NATO’s War in Kosovo and the Final Report to the Prosecutor of the International Criminal Tribunal for the Former Yugoslavia
Abstract
This Article addresses the report by the Office of the Prosecutor (OTP) of the International Criminal Tribunal for the Former Yugoslavia (ICTY) concerning war crimes allegedly committed by the North Atlantic Treaty Organization (NATO) during the conduct of its war with Yugoslavia. International law regarding the conduct of war, or jus in bello, governs what are popularly thought of as “war crimes.” This body of law is currently in flux; while the OTP is not in any sense a rule-making body, its actions may give some guidance as to the direction that the development of this body of law will follow.
The OTP considered NATO attacks on twenty-one targets in Yugoslavia as possible violations of existing jus in bello norms. The OTP categorized the issues raised by the accusations under the headings of environmental damage, use of depleted uranium projectiles, use of cluster bombs, and improper target selection. The first and last categories have the potential for the greatest impact on the formation of normative expectations regarding the conduct of war. The fourth problem can also be divided into two major subcategories: problems of discrimination and problems of proportionality.

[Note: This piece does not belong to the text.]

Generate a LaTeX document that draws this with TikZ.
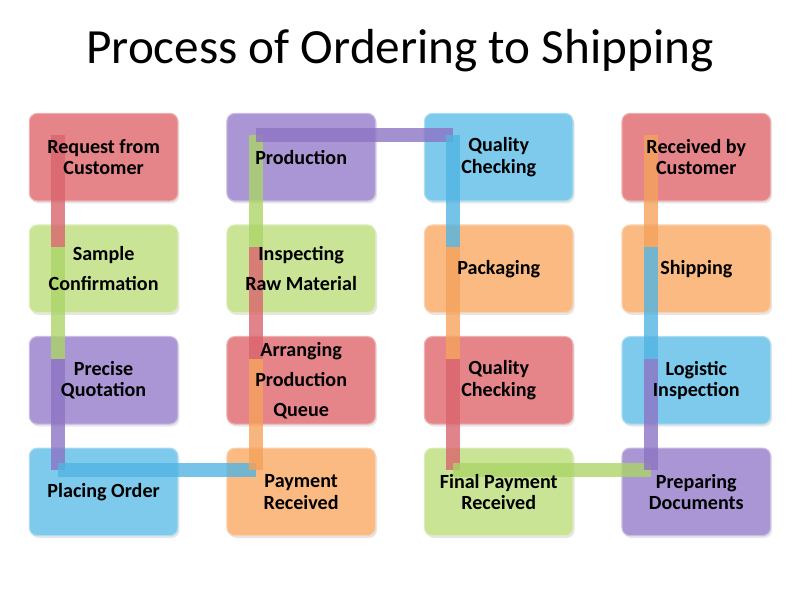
\documentclass[tikz,border=0pt]{standalone}
\usepackage{fontspec}
\setmainfont{Carlito}
\usetikzlibrary{positioning,calc,shadows}

\definecolor{boxred}{RGB}{229,132,137}
\definecolor{boxgreen}{RGB}{201,228,148}
\definecolor{boxpurple}{RGB}{170,150,213}
\definecolor{boxblue}{RGB}{125,202,236}
\definecolor{boxorange}{RGB}{250,186,130}
\definecolor{linkred}{RGB}{218,100,110}
\definecolor{linkgreen}{RGB}{172,212,104}
\definecolor{linkpurple}{RGB}{140,116,196}
\definecolor{linkblue}{RGB}{82,180,226}
\definecolor{linkorange}{RGB}{246,162,92}

\pgfdeclarelayer{boxes}
\pgfdeclarelayer{bars}
\pgfsetlayers{boxes,bars,main}

\begin{document}
\begin{tikzpicture}[node distance=0.6cm and 1.225cm,
    stagebox/.style={minimum width=3.7cm,minimum height=2.175cm,align=center,
      font=\bfseries\fontsize{14.3}{15.3}\selectfont},
    spaced/.style={font=\bfseries\fontsize{14.3}{21.3}\selectfont},
    boxfill/.style={draw=#1!65!white,line width=0.8pt,fill=#1,rounded corners=0.2cm,
      drop shadow={opacity=0.2,shadow xshift=0.04cm,shadow yshift=-0.06cm}},
    link/.style={line width=0.35cm,draw=#1,draw opacity=0.8}]
  \useasboundingbox (0,0) rectangle (20,-15);
  \node[anchor=base,font=\fontsize{35}{42}\selectfont] (title) at (10,-1.575) {Process of Ordering to Shipping};
  % first column, top to bottom
  \node[stagebox] (req) at (2.59,-3.93) {Request from\\Customer};
  \node[stagebox,spaced,below=of req] (sample) {Sample\\Confirmation};
  \node[stagebox,below=of sample] (quote) {Precise\\Quotation};
  \node[stagebox,below=of quote] (order) {Placing Order};
  % second column, bottom to top
  \node[stagebox,right=of order] (payment) {Payment\\Received};
  \node[stagebox,spaced,above=of payment] (queue) {Arranging\\Production\\Queue};
  \node[stagebox,spaced,above=of queue] (inspect) {Inspecting\\Raw Material};
  \node[stagebox,above=of inspect] (production) {Production};
  % third column, top to bottom
  \node[stagebox,right=of production] (check) {Quality\\Checking};
  \node[stagebox,below=of check] (packing) {Packaging};
  \node[stagebox,below=of packing] (recheck) {Quality\\Checking};
  \node[stagebox,below=of recheck] (final) {Final Payment\\Received};
  % fourth column, bottom to top
  \node[stagebox,right=of final] (docs) {Preparing\\Documents};
  \node[stagebox,above=of docs] (logistic) {Logistic\\Inspection};
  \node[stagebox,above=of logistic] (shipping) {Shipping};
  \node[stagebox,above=of shipping] (received) {Received by\\Customer};
  % coloured boxes behind the text
  \begin{pgfonlayer}{boxes}
    \foreach \n/\c in {req/boxred,sample/boxgreen,quote/boxpurple,order/boxblue,
        payment/boxorange,queue/boxred,inspect/boxgreen,production/boxpurple,
        check/boxblue,packing/boxorange,recheck/boxred,final/boxgreen,
        docs/boxpurple,logistic/boxblue,shipping/boxorange,received/boxred}
      \path[boxfill=\c] (\n.south west) rectangle (\n.north east);
  \end{pgfonlayer}
  % joints of the bending bar
  \foreach \n in {req,sample,quote,order,payment,queue,inspect,production,check,packing,recheck,final,docs,logistic,shipping,received}
    \coordinate (\n-j) at ($(\n.north west)+(0.725,-0.55)$);
  \begin{pgfonlayer}{bars}
    \draw[link=linkred] (req-j) -- (sample-j);
    \draw[link=linkgreen] (sample-j) -- (quote-j);
    \draw[link=linkpurple] (quote-j) -- (order-j);
    \draw[link=linkblue] (order-j) -- (payment-j);
    \draw[link=linkorange] (payment-j) -- (queue-j);
    \draw[link=linkred] (queue-j) -- (inspect-j);
    \draw[link=linkgreen] (inspect-j) -- (production-j);
    \draw[link=linkpurple] (production-j) -- (check-j);
    \draw[link=linkblue] (check-j) -- (packing-j);
    \draw[link=linkorange] (packing-j) -- (recheck-j);
    \draw[link=linkred] (recheck-j) -- (final-j);
    \draw[link=linkgreen] (final-j) -- (docs-j);
    \draw[link=linkpurple] (docs-j) -- (logistic-j);
    \draw[link=linkblue] (logistic-j) -- (shipping-j);
    \draw[link=linkorange] (shipping-j) -- (received-j);
  \end{pgfonlayer}
\end{tikzpicture}
\end{document}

In each instance, the OTP found that NATO’s actions did not violate existing norms, although in one instance the panel found itself divided. These outcomes were correct. The reasoning underlying the outcomes, though, is troubling. The rules of law it states and applies would exonerate not only NATO, but also the perpetrators of far more deliberate and destructive acts. The OTP seems to ignore the development of the jus in bello during the past decade, and perhaps during the past three decades. While the OTP is to be applauded for its decisions, its report nonetheless contains troubling assumptions about current normative expectations relating to the conduct of war.